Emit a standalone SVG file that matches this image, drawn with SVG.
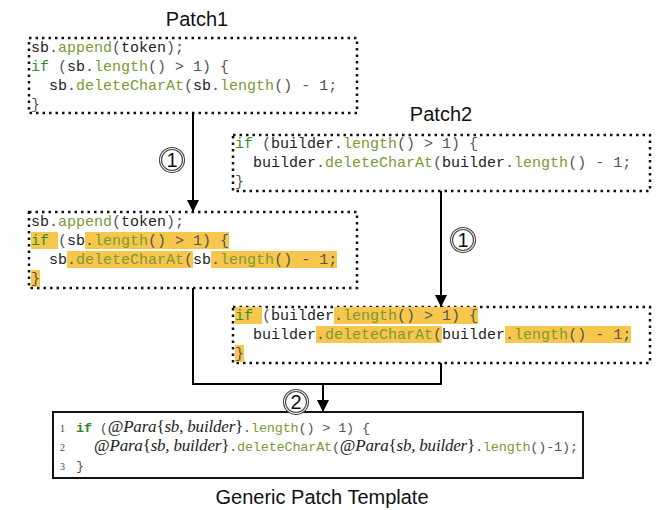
<svg xmlns="http://www.w3.org/2000/svg" width="661" height="510" viewBox="0 0 661 510">
<style>
.code{font-family:"Liberation Mono","DejaVu Sans Mono",monospace;font-size:15px;white-space:pre;fill:#222}
.mono{font-family:"Liberation Mono","DejaVu Sans Mono",monospace;font-size:13.5px}
.rm{font-family:"Liberation Serif","DejaVu Serif",serif;font-size:17px;fill:#222}
.it{font-family:"Liberation Serif","DejaVu Serif",serif;font-size:17px;font-style:italic;fill:#222}
.t5{white-space:pre;fill:#222}
.p{fill:#555}
.k{fill:#2f8f2f}
.kb{fill:#2a8a2a;font-weight:bold}
.m{fill:#7a9a34}
.hl{fill:#f7c64d}
.dot{fill:none;stroke:#111;stroke-width:2.5;stroke-dasharray:2.5 4}
.solid{fill:#fff;stroke:#111;stroke-width:2}
.title{font-family:"Liberation Sans",Arial,sans-serif;font-size:20px;fill:#111;text-anchor:middle}
.ln{font-family:"Liberation Serif",serif;font-size:10px;fill:#444}
.conn{stroke:#000;stroke-width:2;fill:none}
.ring{fill:#fff;stroke:#444;stroke-width:1.1}
.num{font-family:"Liberation Sans",Arial,sans-serif;font-size:20px;fill:#111;text-anchor:middle}
</style>
<defs>
<marker id="arr" markerUnits="userSpaceOnUse" markerWidth="12" markerHeight="14" refX="12" refY="6" orient="auto">
<path d="M0,0 L12,6 L0,12 Z" fill="#000"/>
</marker>
</defs>

<text class="title" x="197" y="26">Patch1</text>
<text class="title" x="441" y="121">Patch2</text>
<text class="title" x="322" y="504">Generic Patch Template</text>

<g id="patch1">
<rect class="dot" x="29" y="38" width="328" height="75"/>
<text class="code" x="31" y="52">sb<tspan class="p">.</tspan><tspan class="m">append</tspan><tspan class="p">(</tspan>token<tspan class="p">);</tspan></text>
<text class="code" x="31" y="71"><tspan class="k">if</tspan><tspan class="p"> (</tspan>sb<tspan class="p">.</tspan><tspan class="m">length</tspan><tspan class="p">() &gt; 1) {</tspan></text>
<text class="code" x="31" y="90">  sb<tspan class="p">.</tspan><tspan class="m">deleteCharAt</tspan><tspan class="p">(</tspan>sb<tspan class="p">.</tspan><tspan class="m">length</tspan><tspan class="p">() - 1;</tspan></text>
<text class="code" x="31" y="109"><tspan class="p">}</tspan></text>
</g>

<g id="patch2">
<rect class="dot" x="233" y="135" width="417" height="56"/>
<text class="code" x="235" y="148"><tspan class="k">if</tspan><tspan class="p"> (</tspan>builder<tspan class="p">.</tspan><tspan class="m">length</tspan><tspan class="p">() &gt; 1) {</tspan></text>
<text class="code" x="235" y="167">  builder<tspan class="p">.</tspan><tspan class="m">deleteCharAt</tspan><tspan class="p">(</tspan>builder<tspan class="p">.</tspan><tspan class="m">length</tspan><tspan class="p">() - 1;</tspan></text>
<text class="code" x="235" y="186"><tspan class="p">}</tspan></text>
</g>

<g id="patch1-marked">
<rect class="dot" x="29" y="212" width="328" height="76"/>
<rect class="hl" x="31" y="232" width="27" height="17"/>
<rect class="hl" x="85" y="232" width="144" height="17"/>
<rect class="hl" x="67" y="251" width="126" height="17"/>
<rect class="hl" x="211" y="251" width="126" height="17"/>
<rect class="hl" x="31" y="270" width="9" height="17"/>
<text class="code" x="31" y="226">sb<tspan class="p">.</tspan><tspan class="m">append</tspan><tspan class="p">(</tspan>token<tspan class="p">);</tspan></text>
<text class="code" x="31" y="245"><tspan class="k">if</tspan><tspan class="p"> (</tspan>sb<tspan class="p">.</tspan><tspan class="m">length</tspan><tspan class="p">() &gt; 1) {</tspan></text>
<text class="code" x="31" y="264">  sb<tspan class="p">.</tspan><tspan class="m">deleteCharAt</tspan><tspan class="p">(</tspan>sb<tspan class="p">.</tspan><tspan class="m">length</tspan><tspan class="p">() - 1;</tspan></text>
<text class="code" x="31" y="283"><tspan class="p">}</tspan></text>
</g>

<g id="patch2-marked">
<rect class="dot" x="233" y="307" width="417" height="56"/>
<rect class="hl" x="235" y="307" width="27" height="17"/>
<rect class="hl" x="334" y="307" width="144" height="17"/>
<rect class="hl" x="316" y="326" width="126" height="17"/>
<rect class="hl" x="505" y="326" width="126" height="17"/>
<rect class="hl" x="235" y="345" width="9" height="17"/>
<text class="code" x="235" y="320"><tspan class="k">if</tspan><tspan class="p"> (</tspan>builder<tspan class="p">.</tspan><tspan class="m">length</tspan><tspan class="p">() &gt; 1) {</tspan></text>
<text class="code" x="235" y="339">  builder<tspan class="p">.</tspan><tspan class="m">deleteCharAt</tspan><tspan class="p">(</tspan>builder<tspan class="p">.</tspan><tspan class="m">length</tspan><tspan class="p">() - 1;</tspan></text>
<text class="code" x="235" y="358"><tspan class="p">}</tspan></text>
</g>

<g id="template">
<rect class="solid" x="53" y="412" width="530" height="66"/>
<text class="ln" x="60" y="432">1</text>
<text class="ln" x="60" y="451">2</text>
<text class="ln" x="60" y="470">3</text>
<text class="t5" x="76" y="432" textLength="294" lengthAdjust="spacing"><tspan class="mono kb">if</tspan><tspan class="mono p"> (</tspan><tspan class="rm">@</tspan><tspan class="it">Para</tspan><tspan class="rm">{</tspan><tspan class="it">sb, builder</tspan><tspan class="rm">}</tspan><tspan class="mono p">.</tspan><tspan class="mono m">length</tspan><tspan class="mono p">() &gt; 1) {</tspan></text>
<text class="t5" x="94" y="451" textLength="484" lengthAdjust="spacing"><tspan class="rm">@</tspan><tspan class="it">Para</tspan><tspan class="rm">{</tspan><tspan class="it">sb, builder</tspan><tspan class="rm">}</tspan><tspan class="mono p">.</tspan><tspan class="mono m">deleteCharAt</tspan><tspan class="mono p">(</tspan><tspan class="rm">@</tspan><tspan class="it">Para</tspan><tspan class="rm">{</tspan><tspan class="it">sb, builder</tspan><tspan class="rm">}</tspan><tspan class="mono p">.</tspan><tspan class="mono m">length</tspan><tspan class="mono p">()-1);</tspan></text>
<text class="t5" x="76" y="470"><tspan class="mono p">}</tspan></text>
</g>

<g id="connectors">
<path class="conn" d="M193,113 V212" marker-end="url(#arr)"/>
<path class="conn" d="M441,191 V307" marker-end="url(#arr)"/>
<path class="conn" d="M193,288 V384 H441 V363"/>
<path class="conn" d="M323,384 V412" marker-end="url(#arr)"/>
<g id="step1a">
<circle class="ring" cx="172" cy="160" r="12.5"/>
<circle class="ring" cx="172" cy="160" r="10.5"/>
<text class="num" x="172" y="167">1</text>
</g>
<g id="step1b">
<circle class="ring" cx="463" cy="240" r="12.5"/>
<circle class="ring" cx="463" cy="240" r="10.5"/>
<text class="num" x="463" y="247">1</text>
</g>
<g id="step2">
<circle class="ring" cx="296" cy="402" r="12.5"/>
<circle class="ring" cx="296" cy="402" r="10.5"/>
<text class="num" x="296" y="409">2</text>
</g>
</g>
</svg>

++++

> Exercise goal: Copy all the data exactly as written, but skip any picture.

> Answer in full:
Emit a standalone SVG file that matches this image, drawn with SVG.
<svg xmlns="http://www.w3.org/2000/svg" width="661" height="510" viewBox="0 0 661 510">
<style>
.code{font-family:"Liberation Mono","DejaVu Sans Mono",monospace;font-size:15px;white-space:pre;fill:#222}
.mono{font-family:"Liberation Mono","DejaVu Sans Mono",monospace;font-size:13.5px}
.rm{font-family:"Liberation Serif","DejaVu Serif",serif;font-size:17px;fill:#222}
.it{font-family:"Liberation Serif","DejaVu Serif",serif;font-size:17px;font-style:italic;fill:#222}
.t5{white-space:pre;fill:#222}
.p{fill:#555}
.k{fill:#2f8f2f}
.kb{fill:#2a8a2a;font-weight:bold}
.m{fill:#7a9a34}
.hl{fill:#f7c64d}
.dot{fill:none;stroke:#111;stroke-width:2.5;stroke-dasharray:2.5 4}
.solid{fill:#fff;stroke:#111;stroke-width:2}
.title{font-family:"Liberation Sans",Arial,sans-serif;font-size:20px;fill:#111;text-anchor:middle}
.ln{font-family:"Liberation Serif",serif;font-size:10px;fill:#444}
.conn{stroke:#000;stroke-width:2;fill:none}
.ring{fill:#fff;stroke:#444;stroke-width:1.1}
.num{font-family:"Liberation Sans",Arial,sans-serif;font-size:20px;fill:#111;text-anchor:middle}
</style>
<defs>
<marker id="arr" markerUnits="userSpaceOnUse" markerWidth="12" markerHeight="14" refX="12" refY="6" orient="auto">
<path d="M0,0 L12,6 L0,12 Z" fill="#000"/>
</marker>
</defs>

<text class="title" x="197" y="26">Patch1</text>
<text class="title" x="441" y="121">Patch2</text>
<text class="title" x="322" y="504">Generic Patch Template</text>

<g id="patch1">
<rect class="dot" x="29" y="38" width="328" height="75"/>
<text class="code" x="31" y="52">sb<tspan class="p">.</tspan><tspan class="m">append</tspan><tspan class="p">(</tspan>token<tspan class="p">);</tspan></text>
<text class="code" x="31" y="71"><tspan class="k">if</tspan><tspan class="p"> (</tspan>sb<tspan class="p">.</tspan><tspan class="m">length</tspan><tspan class="p">() &gt; 1) {</tspan></text>
<text class="code" x="31" y="90">  sb<tspan class="p">.</tspan><tspan class="m">deleteCharAt</tspan><tspan class="p">(</tspan>sb<tspan class="p">.</tspan><tspan class="m">length</tspan><tspan class="p">() - 1;</tspan></text>
<text class="code" x="31" y="109"><tspan class="p">}</tspan></text>
</g>

<g id="patch2">
<rect class="dot" x="233" y="135" width="417" height="56"/>
<text class="code" x="235" y="148"><tspan class="k">if</tspan><tspan class="p"> (</tspan>builder<tspan class="p">.</tspan><tspan class="m">length</tspan><tspan class="p">() &gt; 1) {</tspan></text>
<text class="code" x="235" y="167">  builder<tspan class="p">.</tspan><tspan class="m">deleteCharAt</tspan><tspan class="p">(</tspan>builder<tspan class="p">.</tspan><tspan class="m">length</tspan><tspan class="p">() - 1;</tspan></text>
<text class="code" x="235" y="186"><tspan class="p">}</tspan></text>
</g>

<g id="patch1-marked">
<rect class="dot" x="29" y="212" width="328" height="76"/>
<rect class="hl" x="31" y="232" width="27" height="17"/>
<rect class="hl" x="85" y="232" width="144" height="17"/>
<rect class="hl" x="67" y="251" width="126" height="17"/>
<rect class="hl" x="211" y="251" width="126" height="17"/>
<rect class="hl" x="31" y="270" width="9" height="17"/>
<text class="code" x="31" y="226">sb<tspan class="p">.</tspan><tspan class="m">append</tspan><tspan class="p">(</tspan>token<tspan class="p">);</tspan></text>
<text class="code" x="31" y="245"><tspan class="k">if</tspan><tspan class="p"> (</tspan>sb<tspan class="p">.</tspan><tspan class="m">length</tspan><tspan class="p">() &gt; 1) {</tspan></text>
<text class="code" x="31" y="264">  sb<tspan class="p">.</tspan><tspan class="m">deleteCharAt</tspan><tspan class="p">(</tspan>sb<tspan class="p">.</tspan><tspan class="m">length</tspan><tspan class="p">() - 1;</tspan></text>
<text class="code" x="31" y="283"><tspan class="p">}</tspan></text>
</g>

<g id="patch2-marked">
<rect class="dot" x="233" y="307" width="417" height="56"/>
<rect class="hl" x="235" y="307" width="27" height="17"/>
<rect class="hl" x="334" y="307" width="144" height="17"/>
<rect class="hl" x="316" y="326" width="126" height="17"/>
<rect class="hl" x="505" y="326" width="126" height="17"/>
<rect class="hl" x="235" y="345" width="9" height="17"/>
<text class="code" x="235" y="320"><tspan class="k">if</tspan><tspan class="p"> (</tspan>builder<tspan class="p">.</tspan><tspan class="m">length</tspan><tspan class="p">() &gt; 1) {</tspan></text>
<text class="code" x="235" y="339">  builder<tspan class="p">.</tspan><tspan class="m">deleteCharAt</tspan><tspan class="p">(</tspan>builder<tspan class="p">.</tspan><tspan class="m">length</tspan><tspan class="p">() - 1;</tspan></text>
<text class="code" x="235" y="358"><tspan class="p">}</tspan></text>
</g>

<g id="template">
<rect class="solid" x="53" y="412" width="530" height="66"/>
<text class="ln" x="60" y="432">1</text>
<text class="ln" x="60" y="451">2</text>
<text class="ln" x="60" y="470">3</text>
<text class="t5" x="76" y="432" textLength="294" lengthAdjust="spacing"><tspan class="mono kb">if</tspan><tspan class="mono p"> (</tspan><tspan class="rm">@</tspan><tspan class="it">Para</tspan><tspan class="rm">{</tspan><tspan class="it">sb, builder</tspan><tspan class="rm">}</tspan><tspan class="mono p">.</tspan><tspan class="mono m">length</tspan><tspan class="mono p">() &gt; 1) {</tspan></text>
<text class="t5" x="94" y="451" textLength="484" lengthAdjust="spacing"><tspan class="rm">@</tspan><tspan class="it">Para</tspan><tspan class="rm">{</tspan><tspan class="it">sb, builder</tspan><tspan class="rm">}</tspan><tspan class="mono p">.</tspan><tspan class="mono m">deleteCharAt</tspan><tspan class="mono p">(</tspan><tspan class="rm">@</tspan><tspan class="it">Para</tspan><tspan class="rm">{</tspan><tspan class="it">sb, builder</tspan><tspan class="rm">}</tspan><tspan class="mono p">.</tspan><tspan class="mono m">length</tspan><tspan class="mono p">()-1);</tspan></text>
<text class="t5" x="76" y="470"><tspan class="mono p">}</tspan></text>
</g>

<g id="connectors">
<path class="conn" d="M193,113 V212" marker-end="url(#arr)"/>
<path class="conn" d="M441,191 V307" marker-end="url(#arr)"/>
<path class="conn" d="M193,288 V384 H441 V363"/>
<path class="conn" d="M323,384 V412" marker-end="url(#arr)"/>
<g id="step1a">
<circle class="ring" cx="172" cy="160" r="12.5"/>
<circle class="ring" cx="172" cy="160" r="10.5"/>
<text class="num" x="172" y="167">1</text>
</g>
<g id="step1b">
<circle class="ring" cx="463" cy="240" r="12.5"/>
<circle class="ring" cx="463" cy="240" r="10.5"/>
<text class="num" x="463" y="247">1</text>
</g>
<g id="step2">
<circle class="ring" cx="296" cy="402" r="12.5"/>
<circle class="ring" cx="296" cy="402" r="10.5"/>
<text class="num" x="296" y="409">2</text>
</g>
</g>
</svg>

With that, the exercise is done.